### [WRITTEN EXERCISE]
Copy each line that contains the string "this".

### [MATERIAL PROVIDED]

****************

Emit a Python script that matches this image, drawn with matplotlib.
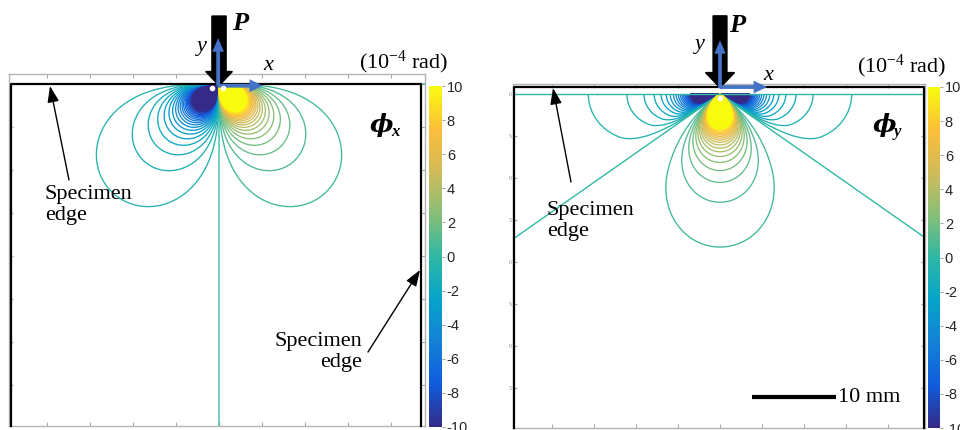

****************

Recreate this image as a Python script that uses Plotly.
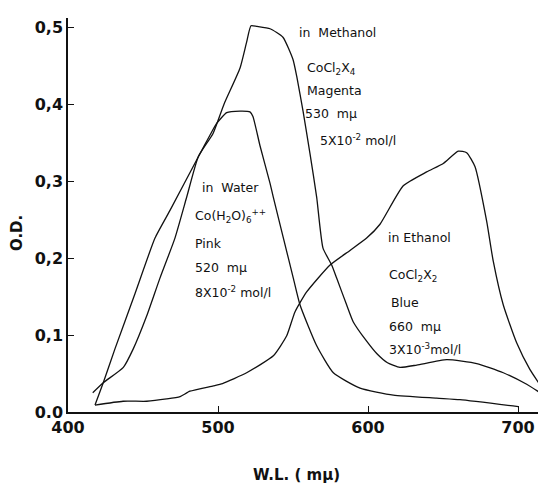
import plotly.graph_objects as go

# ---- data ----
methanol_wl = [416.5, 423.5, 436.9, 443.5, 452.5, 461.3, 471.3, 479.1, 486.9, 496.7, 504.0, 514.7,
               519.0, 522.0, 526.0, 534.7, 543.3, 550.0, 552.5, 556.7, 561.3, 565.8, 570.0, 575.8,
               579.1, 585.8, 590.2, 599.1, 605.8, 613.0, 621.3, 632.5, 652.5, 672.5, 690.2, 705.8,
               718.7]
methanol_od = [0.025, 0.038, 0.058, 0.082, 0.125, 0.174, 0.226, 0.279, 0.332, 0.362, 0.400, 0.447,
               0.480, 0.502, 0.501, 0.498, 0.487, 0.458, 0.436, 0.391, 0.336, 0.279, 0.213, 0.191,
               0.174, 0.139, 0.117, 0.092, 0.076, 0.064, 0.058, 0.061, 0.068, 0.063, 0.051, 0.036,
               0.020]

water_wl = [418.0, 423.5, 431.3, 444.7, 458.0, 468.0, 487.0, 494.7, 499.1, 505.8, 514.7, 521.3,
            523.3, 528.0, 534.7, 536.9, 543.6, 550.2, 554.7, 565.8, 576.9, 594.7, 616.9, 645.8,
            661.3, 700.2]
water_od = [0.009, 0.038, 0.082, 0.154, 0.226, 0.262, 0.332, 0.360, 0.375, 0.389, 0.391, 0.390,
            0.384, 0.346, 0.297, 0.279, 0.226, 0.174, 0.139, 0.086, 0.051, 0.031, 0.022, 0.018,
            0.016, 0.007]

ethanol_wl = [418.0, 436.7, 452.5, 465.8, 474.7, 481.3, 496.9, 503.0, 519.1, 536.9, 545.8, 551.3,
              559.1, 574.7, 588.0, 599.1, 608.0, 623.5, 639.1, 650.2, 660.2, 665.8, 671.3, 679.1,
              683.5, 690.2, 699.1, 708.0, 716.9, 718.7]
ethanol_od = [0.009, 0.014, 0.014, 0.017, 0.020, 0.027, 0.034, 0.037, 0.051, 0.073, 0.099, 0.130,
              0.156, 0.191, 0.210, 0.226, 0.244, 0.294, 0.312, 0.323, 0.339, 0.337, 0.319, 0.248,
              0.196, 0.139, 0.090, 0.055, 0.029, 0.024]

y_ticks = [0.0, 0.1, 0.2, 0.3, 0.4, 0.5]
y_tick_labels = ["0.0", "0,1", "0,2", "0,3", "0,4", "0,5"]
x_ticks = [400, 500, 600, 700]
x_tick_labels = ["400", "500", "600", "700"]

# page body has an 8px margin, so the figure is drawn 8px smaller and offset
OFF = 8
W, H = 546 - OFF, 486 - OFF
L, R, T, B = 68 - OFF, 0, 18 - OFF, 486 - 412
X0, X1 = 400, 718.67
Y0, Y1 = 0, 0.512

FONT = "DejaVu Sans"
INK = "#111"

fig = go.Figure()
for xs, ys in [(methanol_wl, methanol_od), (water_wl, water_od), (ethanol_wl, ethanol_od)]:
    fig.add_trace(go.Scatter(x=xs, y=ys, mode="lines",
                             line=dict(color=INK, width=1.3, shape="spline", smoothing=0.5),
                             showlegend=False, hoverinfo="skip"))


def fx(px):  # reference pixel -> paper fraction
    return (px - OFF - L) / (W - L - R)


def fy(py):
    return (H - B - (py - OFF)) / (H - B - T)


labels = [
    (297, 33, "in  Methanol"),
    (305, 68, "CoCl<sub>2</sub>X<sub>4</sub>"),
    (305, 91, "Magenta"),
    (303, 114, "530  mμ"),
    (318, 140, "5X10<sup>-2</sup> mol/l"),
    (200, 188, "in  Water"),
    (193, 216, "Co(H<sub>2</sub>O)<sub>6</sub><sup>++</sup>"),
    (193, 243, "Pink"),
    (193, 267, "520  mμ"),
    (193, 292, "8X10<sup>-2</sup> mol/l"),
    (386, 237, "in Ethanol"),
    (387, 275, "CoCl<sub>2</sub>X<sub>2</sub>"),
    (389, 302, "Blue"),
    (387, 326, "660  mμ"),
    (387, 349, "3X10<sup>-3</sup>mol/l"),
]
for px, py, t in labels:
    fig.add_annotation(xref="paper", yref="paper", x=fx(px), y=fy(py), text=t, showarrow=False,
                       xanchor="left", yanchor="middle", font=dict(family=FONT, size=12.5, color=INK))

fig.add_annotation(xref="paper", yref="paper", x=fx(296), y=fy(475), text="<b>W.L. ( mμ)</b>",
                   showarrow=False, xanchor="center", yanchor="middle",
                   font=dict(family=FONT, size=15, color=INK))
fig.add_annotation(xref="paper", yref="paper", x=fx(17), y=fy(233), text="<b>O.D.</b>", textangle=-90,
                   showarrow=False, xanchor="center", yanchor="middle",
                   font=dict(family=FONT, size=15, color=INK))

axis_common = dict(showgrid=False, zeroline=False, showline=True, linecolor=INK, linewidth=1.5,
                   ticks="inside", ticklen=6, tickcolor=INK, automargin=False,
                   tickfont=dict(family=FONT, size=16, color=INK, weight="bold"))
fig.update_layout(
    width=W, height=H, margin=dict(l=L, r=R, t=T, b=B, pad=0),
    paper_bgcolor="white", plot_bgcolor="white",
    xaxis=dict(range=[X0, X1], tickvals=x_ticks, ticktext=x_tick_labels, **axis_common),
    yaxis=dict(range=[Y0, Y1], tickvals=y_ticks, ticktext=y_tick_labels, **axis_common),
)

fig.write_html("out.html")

****************

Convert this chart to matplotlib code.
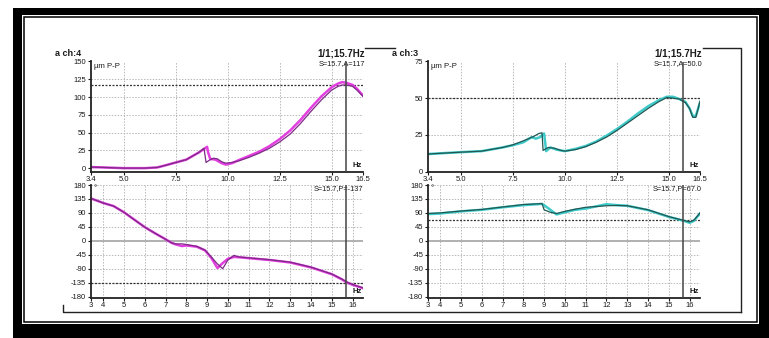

****************

### [ANSWER BELOW]
Emit a Python script that matches this image, drawn with matplotlib.
Recreate this image as a Python script that uses Plotly.
Convert this chart to matplotlib code.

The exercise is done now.